- Location: Isabela, Philippines
- Nearest city: Ilagan City, Isabela, Philippines
- Coordinates: 17°4′N 122°0.02′E﻿ / ﻿17.067°N 122.00033°E
- Area: 819 hectares (2,020 acres)
- Established: October 8, 1938
- Governing body: Department of Environment and Natural Resources City Government of Ilagan

= Fuyot Springs National Park =

National park in the Philippines

Fuyot Springs National Park is a protected area of the Philippines located in the mountain slopes of Barangay Santa Victoria in Ilagan City, Isabela, 405 kilometers northeast from Manila. The park, which also contains the Ilagan Sanctuary, is 819 hectares in area and extends to the nearby municipality of Tumauini. It was established in 1938 through Proclamation No. 327.

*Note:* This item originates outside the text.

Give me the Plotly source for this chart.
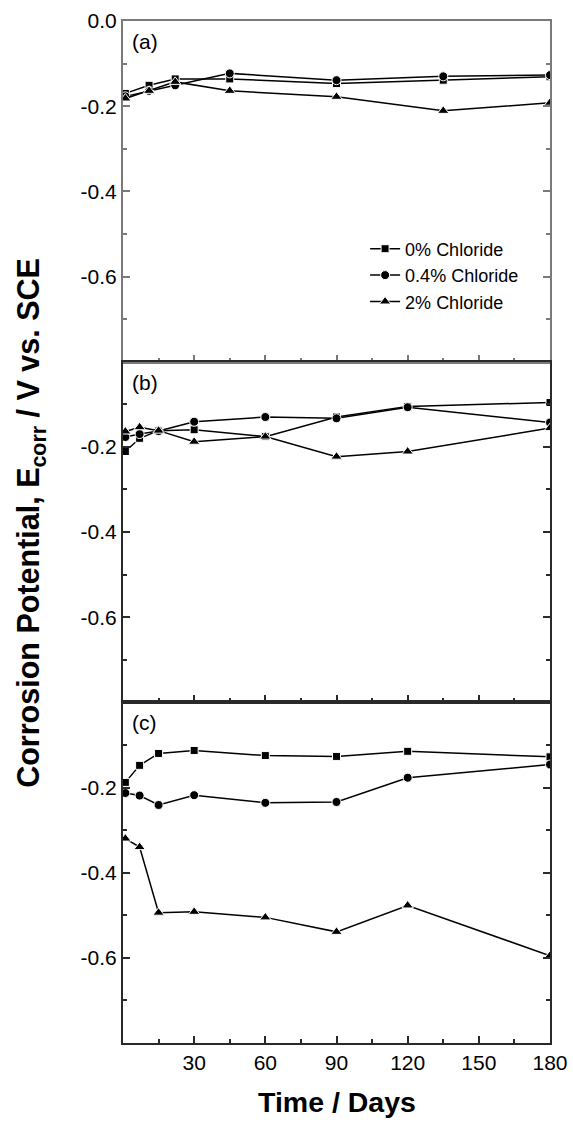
import plotly.graph_objects as go

# Exposure time (days)
days_a = [1, 11, 22, 45, 90, 135, 180]
days_bc = [1, 7, 15, 30, 60, 90, 120, 180]

# Corrosion potential (V vs. SCE), panel (a)
a_cl0 = [-0.170, -0.151, -0.136, -0.136, -0.147, -0.139, -0.131]
a_cl04 = [-0.177, -0.164, -0.151, -0.123, -0.139, -0.130, -0.127]
a_cl2 = [-0.182, -0.164, -0.143, -0.164, -0.178, -0.211, -0.192]

# panel (b)
b_cl0 = [-0.211, -0.180, -0.162, -0.160, -0.176, -0.130, -0.105, -0.096]
b_cl04 = [-0.177, -0.170, -0.163, -0.141, -0.130, -0.133, -0.107, -0.143]
b_cl2 = [-0.164, -0.154, -0.162, -0.188, -0.176, -0.223, -0.211, -0.156]

# panel (c)
c_cl0 = [-0.188, -0.148, -0.120, -0.113, -0.125, -0.127, -0.115, -0.128]
c_cl04 = [-0.213, -0.219, -0.241, -0.218, -0.236, -0.234, -0.177, -0.146]
c_cl2 = [-0.320, -0.340, -0.494, -0.492, -0.505, -0.539, -0.477, -0.595]

series_names = ["0% Chloride", "0.4% Chloride", "2% Chloride"]
panel_labels = ["(a)", "(b)", "(c)"]

x_tickvals = [30, 60, 90, 120, 150, 180]
x_ticktext = ["30", "60", "90", "120", "150", "180"]
y_tickvals_top = [0.0, -0.2, -0.4, -0.6]
y_ticktext_top = ["0.0", "-0.2", "-0.4", "-0.6"]
y_tickvals = [-0.2, -0.4, -0.6]
y_ticktext = ["-0.2", "-0.4", "-0.6"]

FONT = "Liberation Sans, Arial, sans-serif"
symbols = ["square", "circle", "triangle-up"]
sizes = [8, 9, 10]

panels = [
    (days_a, [a_cl0, a_cl04, a_cl2]),
    (days_bc, [b_cl0, b_cl04, b_cl2]),
    (days_bc, [c_cl0, c_cl04, c_cl2]),
]

fig = go.Figure()
for p, (xs, ys_list) in enumerate(panels):
    ax = "" if p == 0 else str(p + 1)
    for s, ys in enumerate(ys_list):
        fig.add_trace(go.Scatter(
            x=xs, y=ys, mode="lines+markers",
            name=series_names[s], showlegend=(p == 0),
            line=dict(color="black", width=1.5),
            marker=dict(symbol=symbols[s], size=sizes[s], color="black",
                        line=dict(color="white", width=1)),
            xaxis="x" + ax, yaxis="y" + ax,
        ))

domains = [[2 / 3, 1.0], [1 / 3, 2 / 3], [0.0, 1 / 3]]
axis_colors = ["#7a7a7a", "#2a2a2a", "#2a2a2a"]

layout = dict(
    width=573, height=1126,
    margin=dict(l=123, r=23, t=21, b=83, autoexpand=False),
    paper_bgcolor="white", plot_bgcolor="white",
    font=dict(family=FONT, size=21, color="black"),
    showlegend=True,
    legend=dict(x=0.567, y=0.795, xanchor="left", yanchor="top",
                bgcolor="rgba(0,0,0,0)", font=dict(size=18),
                tracegroupgap=0, itemsizing="trace"),
)

for p in range(3):
    suffix = "" if p == 0 else str(p + 1)
    col = axis_colors[p]
    layout["xaxis" + suffix] = dict(
        domain=[0, 1], anchor="y" + suffix, range=[0, 180],
        tickvals=x_tickvals, ticktext=x_ticktext,
        showticklabels=(p == 2),
        ticks="inside", ticklen=7, tickwidth=1.5, tickcolor=col,
        minor=dict(ticks="inside", dtick=15, tick0=0, ticklen=4,
                   tickwidth=1.5, tickcolor=col),
        showline=True, linecolor=col, linewidth=2, mirror=True,
        showgrid=False, zeroline=False, automargin=False,
        matches=None if p == 0 else "x",
    )
    layout["yaxis" + suffix] = dict(
        domain=domains[p], anchor="x" + suffix, range=[-0.8, 0.0],
        tickvals=y_tickvals_top if p == 0 else y_tickvals,
        ticktext=y_ticktext_top if p == 0 else y_ticktext,
        ticks="inside", ticklen=7, tickwidth=1.5, tickcolor=col,
        minor=dict(ticks="inside", tickvals=[-0.1, -0.3, -0.5, -0.7],
                   ticklen=4, tickwidth=1.5, tickcolor=col),
        showline=True, linecolor=col, linewidth=2, mirror="ticks",
        showgrid=False, zeroline=False, automargin=False,
    )

fig.update_layout(**layout)

annotations = []
label_y = [0.980, 0.980 - 1 / 3, 0.980 - 2 / 3]
for p in range(3):
    annotations.append(dict(
        text=panel_labels[p], xref="paper", yref="paper",
        x=0.017, y=label_y[p], xanchor="left", yanchor="middle",
        showarrow=False, font=dict(size=21, family=FONT),
    ))
annotations.append(dict(
    text="<b>Corrosion Potential, E<sub>corr</sub> / V vs. SCE</b>",
    xref="paper", yref="paper", x=-0.2155, y=0.509,
    xanchor="center", yanchor="middle", textangle=-90,
    showarrow=False, font=dict(size=30.5, family=FONT),
))
annotations.append(dict(
    text="<b>Time / Days</b>", xref="paper", yref="paper",
    x=0.5, y=-0.058, xanchor="center", yanchor="middle",
    showarrow=False, font=dict(size=28.5, family=FONT),
))
fig.update_layout(annotations=annotations)

fig.write_html("out.html")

The park is a popular draw for hikers, mountaineers, spelunkers and birdwatchers who come to explore its mountain trails, caves, odd rock formations and aviary. Adjacent to the park lies the larger Northern Sierra Madre Natural Park which contains even more diverse wildlife. The Pinzal Falls is another major draw inside the park and provides relaxation to visitors aside from the park's many natural mountain springs.

==Recreation==
The Ilagan Sanctuary offers the following attractions for visitors: a mini-zoo, butterfly park, natural spring water pool and ATV rides. During the celebration of 326th years of Ilagan's founding anniversary in May 2012, the government inaugurated the 350-meter zipline inside the park. The park's Main Cave, Altar Cave and Adventure Cave also offer exploration tours to visitors.